Ante una mayor discusión de las reformas, la aprobación de un borrador de propuesta se ha vuelto una tarea interminable. El Consejo Permanente debe darle una recomendación a la Asamblea respecto de cada una de las 53 recomendaciones propuestas hacia finales del año 2011. Escribir un texto a 34 manos—el número de países de la OEA—es una cuestión compleja. A menos de dos semanas de la fecha final, se ha concertado menos del 10 porciento del proyecto de resolución.

Esto preocupa a Ecuador.
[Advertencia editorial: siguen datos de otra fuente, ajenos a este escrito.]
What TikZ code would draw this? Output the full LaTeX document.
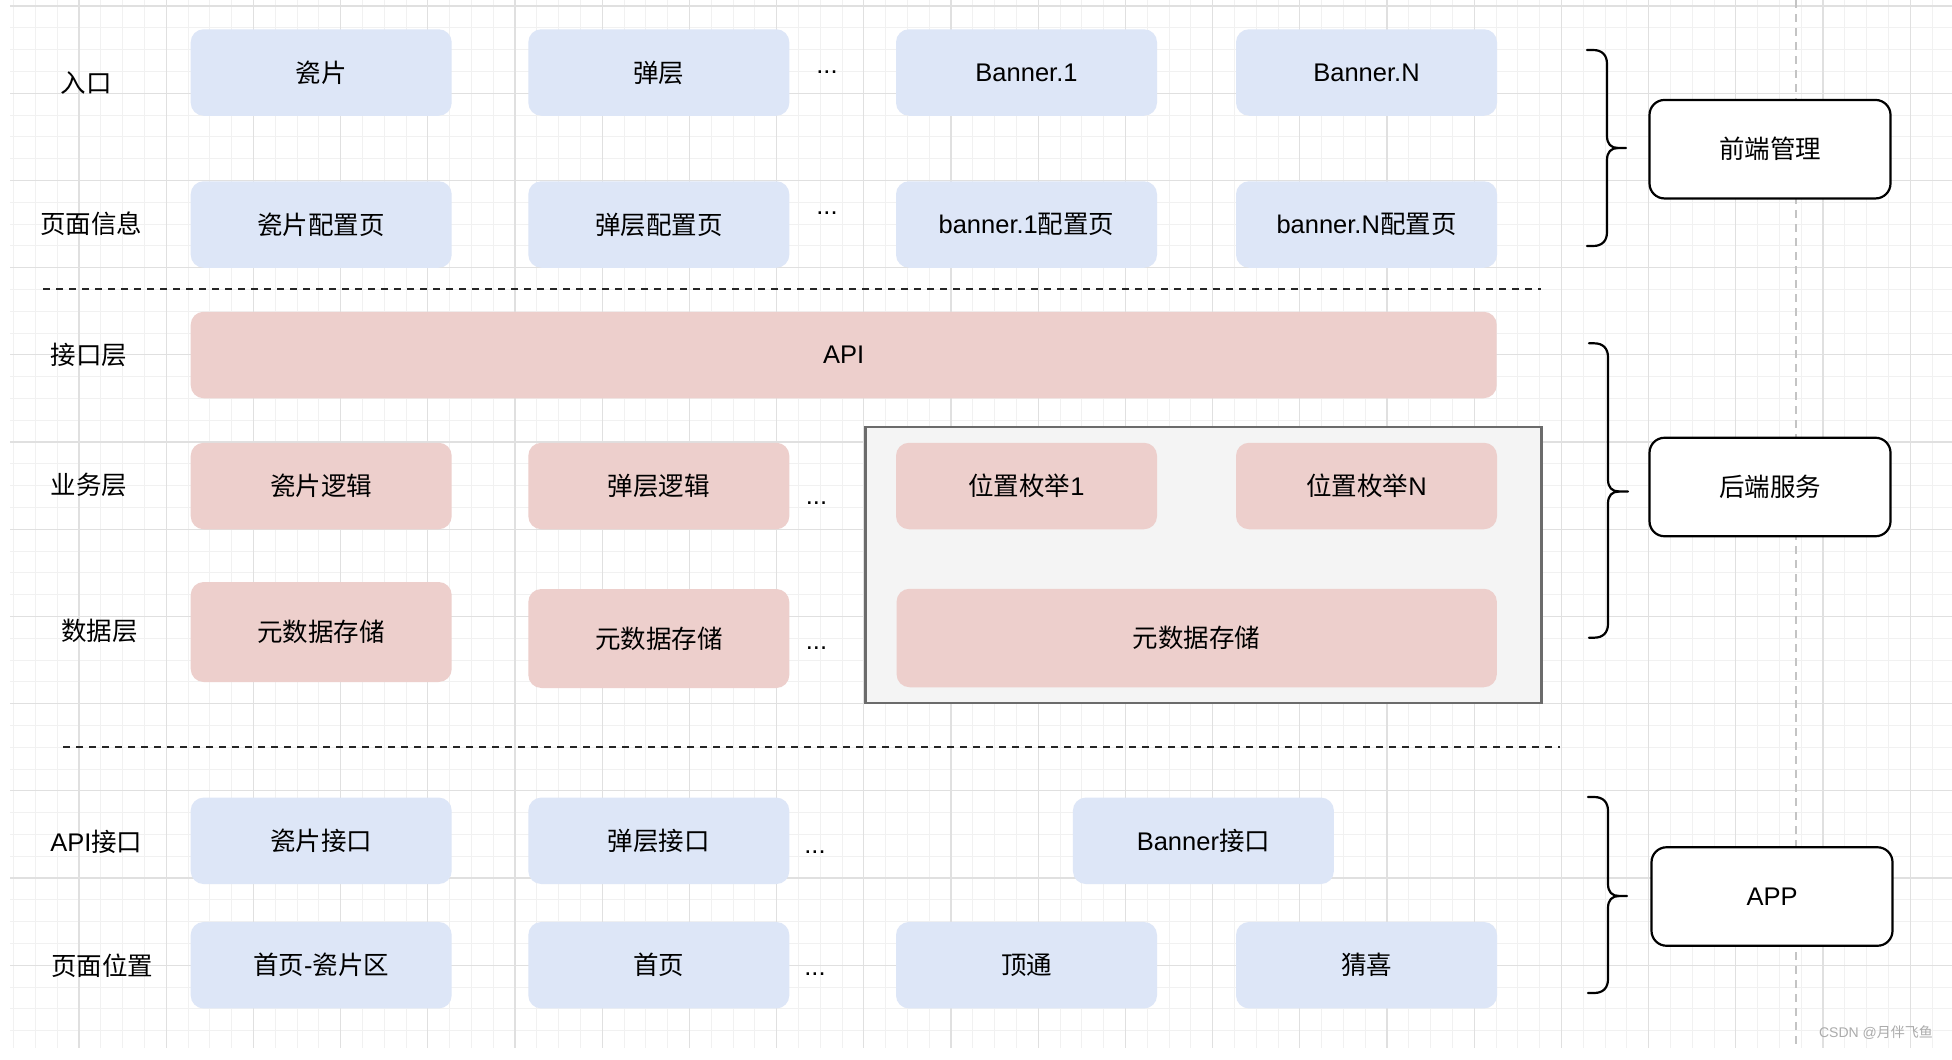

Por un lado, nada de lo aprobado hasta ahora tiene el alcance inicialmente planteado por el ALBA—limitar abiertamente la capacidad de la CIDH para hacer su trabajo. Por el otro, el agotamiento ya es notorio en la OEA. La mayoría de Estados espera terminar el tema de fortalecimiento del sistema de derechos humanos con la Asamblea General del 22 de marzo. A esta posición se sumó recientemente el Secretario General de la OEA, José Miguel Insulza. Algo que también debe preocupar a Ecuador, pues Insulza ha sido hasta ahora uno de sus aliados más instrumentales en este proceso.

La reacción de la diplomacia ecuatoriana no se ha hecho esperar. El canciller Ricardo Patiño tiene como prioridad número uno la reforma a la CIDH y para asegurar apoyos se lanzó a una gira regional para convencer uno por uno a los gobiernos latinoamericanos. La puntada final de la campaña es una propuesta presentada a última hora por Nicaragua: proponerle a la Asamblea General que, como no hubo acuerdo hasta ahora, abra el camino para una reforma a la Convención Americana de Derechos Humanos que pueda ser discutida de aquí al segundo semestre de 2014.

No se trata de medidas desesperadas, sino de propuestas coordinadas. De hecho la discusión ha llegado tan lejos gracias a esta estrategia que combina propuestas extremas con persuasión directa. La propuesta inicial se rechaza, pero en la negociación se va ganando poco a poco. Y estos avances los pretende capitalizar el Presidente Correa en la Asamblea General del 22 de marzo a la cual ya confirmó su asistencia.  

Habiendo llegado tan lejos, Correa no quiere que se le queme el pan en la puerta del horno. Sabe que Venezuela, su aliado más poderoso, tendrá que invertir ahora tiempo y capital político para garantizar estabilidad interna, descuidando su liderazgo regional. Algo a lo que otros países y tendencias—como la de la izquierda brasilera—esperan sacarle provecho. Después de haber invertido tanto, e incluso de haberlo convertido en un empeño personal, el Presidente Correa no pretende levantarse de la mesa con las manos vacías. Dirá él que se lo debe a sí mismo y a su fallecido amigo, Hugo Chávez.